保羅勉勵我們說:“所以,我們不喪膽;外體雖然毀壞,內心卻一天新似一天。我們這至暫至輕的苦楚,要為我們成就極重無比,永遠的榮耀。原來我們不是顧念所見的,乃是顧念所不見的,因為所見的是暫時的,所不見的是永遠的”(哥林多後書4章16-18節)。人到了暮年,“時間”已差不多用光,空間中的軀殼也將毀壞,保羅強調要顧念“所不見”的永恆,而非“所見的”(空間)與“暫時的”(時間)。當這個“所見的”世界(空間)銷化時,時間的觀念也隨之消失,人都進入永恆,當然不會再有所謂的“時間”了。
我們對於時空的認知,基本上認為空間是不動的,其實移動不居的卻為空間而非時間。我由兒時便以為我家的老屋是永恆的標誌,但離鄉數十年後,不但我的故居不在了,整座城我都不認識了,都變易了。
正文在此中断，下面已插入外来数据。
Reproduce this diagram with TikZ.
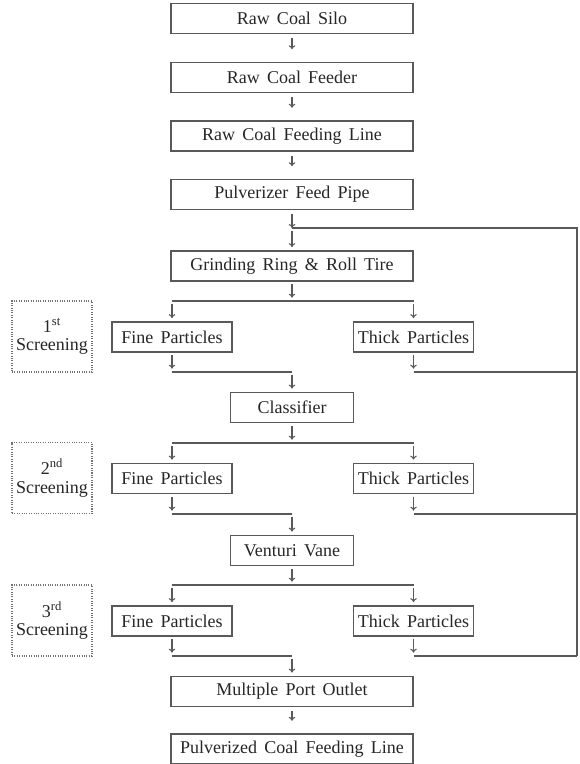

世上本沒有長存的城邑(希伯來書13章14節),我們今天看到的耶路撒冷聖城,堅固美麗的石灰石城牆,你能想像它已經拆毀與重建了數十次的事實嗎?最明顯的是,猶太人心目中無與倫比的聖殿,也多次被拆毀。今天豎立在聖殿山上的,不是回教的金頂寺嗎?事實證明,會變動的是空間中的東西,並不是時間。
啟示錄記載:“主神說,我是阿拉發,我是俄梅戛,是昔在今在以後永在的全能者。”(啟示錄1章8節)聖經中顯示,神視過去現在未來為一,這樣便已排除了“時間”觀念。人在悔改接受基督為救主的瞬間,已與永生神合而為一,實際上已脫離了“時間”的控制。人肉體的衰亡,只是空間的更易。人徹底擺脫了時空,已進入永恆了。
人只要掙脫,抖落了時空觀念,內心便能與永恆相銜接,如同葡萄樹的枝子與樹接合一樣(約翰福音15章5節)。已經接受了基督為救主的重生生命,便已進入永恆。因為在新天新地的國度裏,既沒有世上的“空間”,也沒有世上的“時間”。愛因斯坦所謂的空間的長,寬,高再加上時間的“四次元空間”,都已在末日的烈火中銷化了。